WHAT YOU NEED TO DO: Write out the listing below without alteration, omitting its pictures.
Start DATA SEGMENT
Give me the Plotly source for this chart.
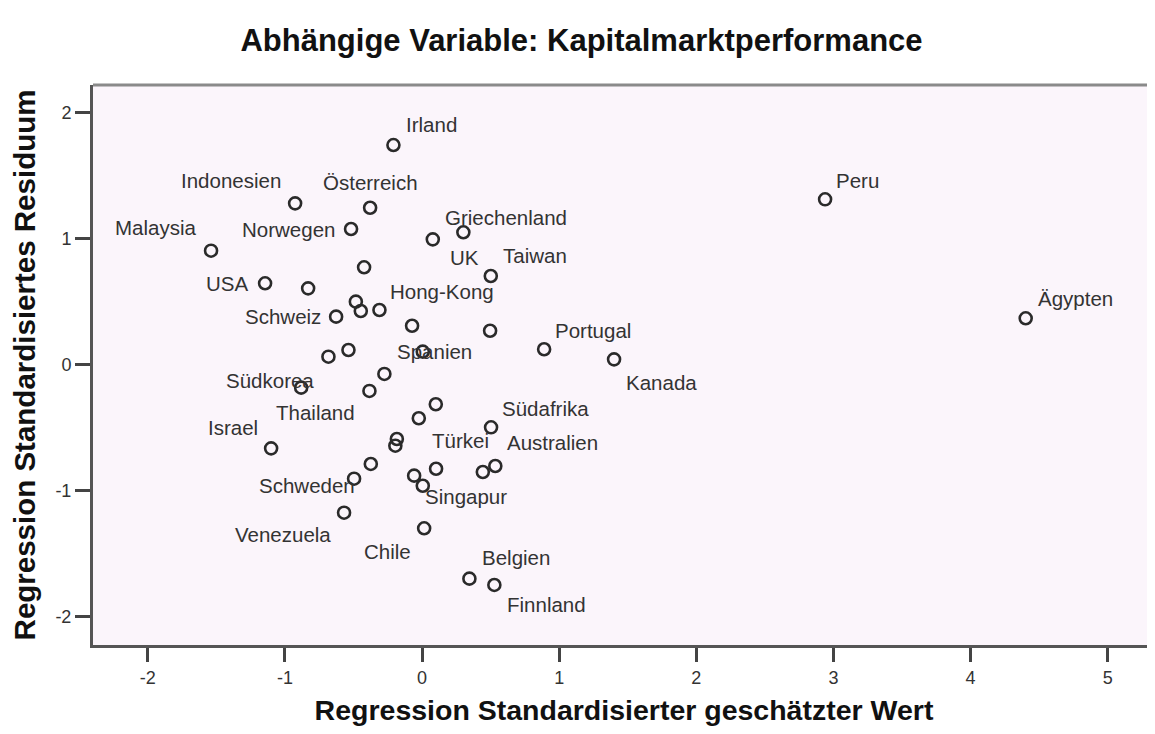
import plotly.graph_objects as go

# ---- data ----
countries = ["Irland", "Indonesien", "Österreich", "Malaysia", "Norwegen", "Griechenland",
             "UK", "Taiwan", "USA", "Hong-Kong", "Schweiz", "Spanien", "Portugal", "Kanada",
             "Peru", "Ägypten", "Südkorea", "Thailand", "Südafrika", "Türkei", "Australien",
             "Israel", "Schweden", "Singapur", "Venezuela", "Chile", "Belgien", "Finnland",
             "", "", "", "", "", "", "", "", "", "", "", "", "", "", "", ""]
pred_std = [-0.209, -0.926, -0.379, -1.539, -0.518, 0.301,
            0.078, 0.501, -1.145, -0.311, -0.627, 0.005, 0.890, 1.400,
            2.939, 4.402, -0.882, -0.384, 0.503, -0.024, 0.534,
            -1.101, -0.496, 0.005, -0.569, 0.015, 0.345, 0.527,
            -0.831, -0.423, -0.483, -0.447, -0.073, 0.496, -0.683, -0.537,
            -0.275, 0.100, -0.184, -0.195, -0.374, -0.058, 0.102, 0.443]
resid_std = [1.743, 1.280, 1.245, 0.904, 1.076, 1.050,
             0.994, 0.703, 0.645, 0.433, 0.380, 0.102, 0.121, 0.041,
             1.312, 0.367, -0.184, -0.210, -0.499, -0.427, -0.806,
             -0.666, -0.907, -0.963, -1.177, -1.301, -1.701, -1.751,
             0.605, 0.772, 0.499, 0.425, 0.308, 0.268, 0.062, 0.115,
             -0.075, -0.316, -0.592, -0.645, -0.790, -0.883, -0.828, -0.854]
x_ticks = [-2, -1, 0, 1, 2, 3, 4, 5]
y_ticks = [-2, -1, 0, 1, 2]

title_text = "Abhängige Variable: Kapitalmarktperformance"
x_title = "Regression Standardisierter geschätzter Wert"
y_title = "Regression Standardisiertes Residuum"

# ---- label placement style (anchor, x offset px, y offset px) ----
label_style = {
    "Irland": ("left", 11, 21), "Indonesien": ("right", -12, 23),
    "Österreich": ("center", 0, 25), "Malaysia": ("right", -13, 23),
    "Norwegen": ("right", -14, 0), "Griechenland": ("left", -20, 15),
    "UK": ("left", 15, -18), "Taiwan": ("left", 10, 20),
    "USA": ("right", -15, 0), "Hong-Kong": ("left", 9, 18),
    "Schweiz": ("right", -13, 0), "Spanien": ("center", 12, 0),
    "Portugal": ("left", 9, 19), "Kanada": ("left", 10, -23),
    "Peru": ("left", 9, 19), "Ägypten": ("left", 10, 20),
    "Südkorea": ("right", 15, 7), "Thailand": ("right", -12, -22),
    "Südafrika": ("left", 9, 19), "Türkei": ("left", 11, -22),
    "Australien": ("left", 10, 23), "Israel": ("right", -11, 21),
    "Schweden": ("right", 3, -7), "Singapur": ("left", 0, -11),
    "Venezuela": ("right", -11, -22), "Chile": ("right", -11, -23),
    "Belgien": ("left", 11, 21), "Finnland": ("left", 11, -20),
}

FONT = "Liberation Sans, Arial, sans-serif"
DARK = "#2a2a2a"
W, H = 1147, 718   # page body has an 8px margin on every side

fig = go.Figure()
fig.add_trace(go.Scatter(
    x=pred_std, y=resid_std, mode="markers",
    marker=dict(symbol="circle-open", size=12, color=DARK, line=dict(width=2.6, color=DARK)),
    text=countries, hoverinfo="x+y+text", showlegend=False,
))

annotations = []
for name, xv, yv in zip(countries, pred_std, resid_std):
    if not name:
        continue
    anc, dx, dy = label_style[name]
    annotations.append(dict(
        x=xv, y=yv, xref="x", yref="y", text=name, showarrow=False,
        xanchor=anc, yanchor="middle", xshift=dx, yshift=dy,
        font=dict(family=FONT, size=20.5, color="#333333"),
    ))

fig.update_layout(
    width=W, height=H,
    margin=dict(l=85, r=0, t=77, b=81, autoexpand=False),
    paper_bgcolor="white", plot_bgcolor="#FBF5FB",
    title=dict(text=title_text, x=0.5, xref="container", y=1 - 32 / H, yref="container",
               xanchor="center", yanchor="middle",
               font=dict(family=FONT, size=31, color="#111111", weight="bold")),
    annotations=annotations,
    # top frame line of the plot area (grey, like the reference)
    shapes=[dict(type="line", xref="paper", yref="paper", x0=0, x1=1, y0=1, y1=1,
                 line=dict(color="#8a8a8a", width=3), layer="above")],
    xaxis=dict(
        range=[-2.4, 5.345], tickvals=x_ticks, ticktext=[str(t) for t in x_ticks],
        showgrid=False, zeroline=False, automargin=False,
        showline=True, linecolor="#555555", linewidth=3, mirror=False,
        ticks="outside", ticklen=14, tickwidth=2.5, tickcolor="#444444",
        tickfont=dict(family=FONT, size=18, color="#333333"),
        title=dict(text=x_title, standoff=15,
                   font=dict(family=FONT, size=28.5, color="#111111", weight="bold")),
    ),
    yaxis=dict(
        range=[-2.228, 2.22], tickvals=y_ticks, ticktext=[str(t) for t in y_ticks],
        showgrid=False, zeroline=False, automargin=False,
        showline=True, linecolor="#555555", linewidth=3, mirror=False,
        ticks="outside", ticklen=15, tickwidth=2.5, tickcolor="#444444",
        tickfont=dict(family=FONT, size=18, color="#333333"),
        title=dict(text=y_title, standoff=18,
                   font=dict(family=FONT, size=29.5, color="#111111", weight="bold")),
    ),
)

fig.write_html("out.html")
End DATA SEGMENT
ANSWER BELOW:
Give me the Plotly source for this chart.
import plotly.graph_objects as go

# ---- data ----
countries = ["Irland", "Indonesien", "Österreich", "Malaysia", "Norwegen", "Griechenland",
             "UK", "Taiwan", "USA", "Hong-Kong", "Schweiz", "Spanien", "Portugal", "Kanada",
             "Peru", "Ägypten", "Südkorea", "Thailand", "Südafrika", "Türkei", "Australien",
             "Israel", "Schweden", "Singapur", "Venezuela", "Chile", "Belgien", "Finnland",
             "", "", "", "", "", "", "", "", "", "", "", "", "", "", "", ""]
pred_std = [-0.209, -0.926, -0.379, -1.539, -0.518, 0.301,
            0.078, 0.501, -1.145, -0.311, -0.627, 0.005, 0.890, 1.400,
            2.939, 4.402, -0.882, -0.384, 0.503, -0.024, 0.534,
            -1.101, -0.496, 0.005, -0.569, 0.015, 0.345, 0.527,
            -0.831, -0.423, -0.483, -0.447, -0.073, 0.496, -0.683, -0.537,
            -0.275, 0.100, -0.184, -0.195, -0.374, -0.058, 0.102, 0.443]
resid_std = [1.743, 1.280, 1.245, 0.904, 1.076, 1.050,
             0.994, 0.703, 0.645, 0.433, 0.380, 0.102, 0.121, 0.041,
             1.312, 0.367, -0.184, -0.210, -0.499, -0.427, -0.806,
             -0.666, -0.907, -0.963, -1.177, -1.301, -1.701, -1.751,
             0.605, 0.772, 0.499, 0.425, 0.308, 0.268, 0.062, 0.115,
             -0.075, -0.316, -0.592, -0.645, -0.790, -0.883, -0.828, -0.854]
x_ticks = [-2, -1, 0, 1, 2, 3, 4, 5]
y_ticks = [-2, -1, 0, 1, 2]

title_text = "Abhängige Variable: Kapitalmarktperformance"
x_title = "Regression Standardisierter geschätzter Wert"
y_title = "Regression Standardisiertes Residuum"

# ---- label placement style (anchor, x offset px, y offset px) ----
label_style = {
    "Irland": ("left", 11, 21), "Indonesien": ("right", -12, 23),
    "Österreich": ("center", 0, 25), "Malaysia": ("right", -13, 23),
    "Norwegen": ("right", -14, 0), "Griechenland": ("left", -20, 15),
    "UK": ("left", 15, -18), "Taiwan": ("left", 10, 20),
    "USA": ("right", -15, 0), "Hong-Kong": ("left", 9, 18),
    "Schweiz": ("right", -13, 0), "Spanien": ("center", 12, 0),
    "Portugal": ("left", 9, 19), "Kanada": ("left", 10, -23),
    "Peru": ("left", 9, 19), "Ägypten": ("left", 10, 20),
    "Südkorea": ("right", 15, 7), "Thailand": ("right", -12, -22),
    "Südafrika": ("left", 9, 19), "Türkei": ("left", 11, -22),
    "Australien": ("left", 10, 23), "Israel": ("right", -11, 21),
    "Schweden": ("right", 3, -7), "Singapur": ("left", 0, -11),
    "Venezuela": ("right", -11, -22), "Chile": ("right", -11, -23),
    "Belgien": ("left", 11, 21), "Finnland": ("left", 11, -20),
}

FONT = "Liberation Sans, Arial, sans-serif"
DARK = "#2a2a2a"
W, H = 1147, 718   # page body has an 8px margin on every side

fig = go.Figure()
fig.add_trace(go.Scatter(
    x=pred_std, y=resid_std, mode="markers",
    marker=dict(symbol="circle-open", size=12, color=DARK, line=dict(width=2.6, color=DARK)),
    text=countries, hoverinfo="x+y+text", showlegend=False,
))

annotations = []
for name, xv, yv in zip(countries, pred_std, resid_std):
    if not name:
        continue
    anc, dx, dy = label_style[name]
    annotations.append(dict(
        x=xv, y=yv, xref="x", yref="y", text=name, showarrow=False,
        xanchor=anc, yanchor="middle", xshift=dx, yshift=dy,
        font=dict(family=FONT, size=20.5, color="#333333"),
    ))

fig.update_layout(
    width=W, height=H,
    margin=dict(l=85, r=0, t=77, b=81, autoexpand=False),
    paper_bgcolor="white", plot_bgcolor="#FBF5FB",
    title=dict(text=title_text, x=0.5, xref="container", y=1 - 32 / H, yref="container",
               xanchor="center", yanchor="middle",
               font=dict(family=FONT, size=31, color="#111111", weight="bold")),
    annotations=annotations,
    # top frame line of the plot area (grey, like the reference)
    shapes=[dict(type="line", xref="paper", yref="paper", x0=0, x1=1, y0=1, y1=1,
                 line=dict(color="#8a8a8a", width=3), layer="above")],
    xaxis=dict(
        range=[-2.4, 5.345], tickvals=x_ticks, ticktext=[str(t) for t in x_ticks],
        showgrid=False, zeroline=False, automargin=False,
        showline=True, linecolor="#555555", linewidth=3, mirror=False,
        ticks="outside", ticklen=14, tickwidth=2.5, tickcolor="#444444",
        tickfont=dict(family=FONT, size=18, color="#333333"),
        title=dict(text=x_title, standoff=15,
                   font=dict(family=FONT, size=28.5, color="#111111", weight="bold")),
    ),
    yaxis=dict(
        range=[-2.228, 2.22], tickvals=y_ticks, ticktext=[str(t) for t in y_ticks],
        showgrid=False, zeroline=False, automargin=False,
        showline=True, linecolor="#555555", linewidth=3, mirror=False,
        ticks="outside", ticklen=15, tickwidth=2.5, tickcolor="#444444",
        tickfont=dict(family=FONT, size=18, color="#333333"),
        title=dict(text=y_title, standoff=18,
                   font=dict(family=FONT, size=29.5, color="#111111", weight="bold")),
    ),
)

fig.write_html("out.html")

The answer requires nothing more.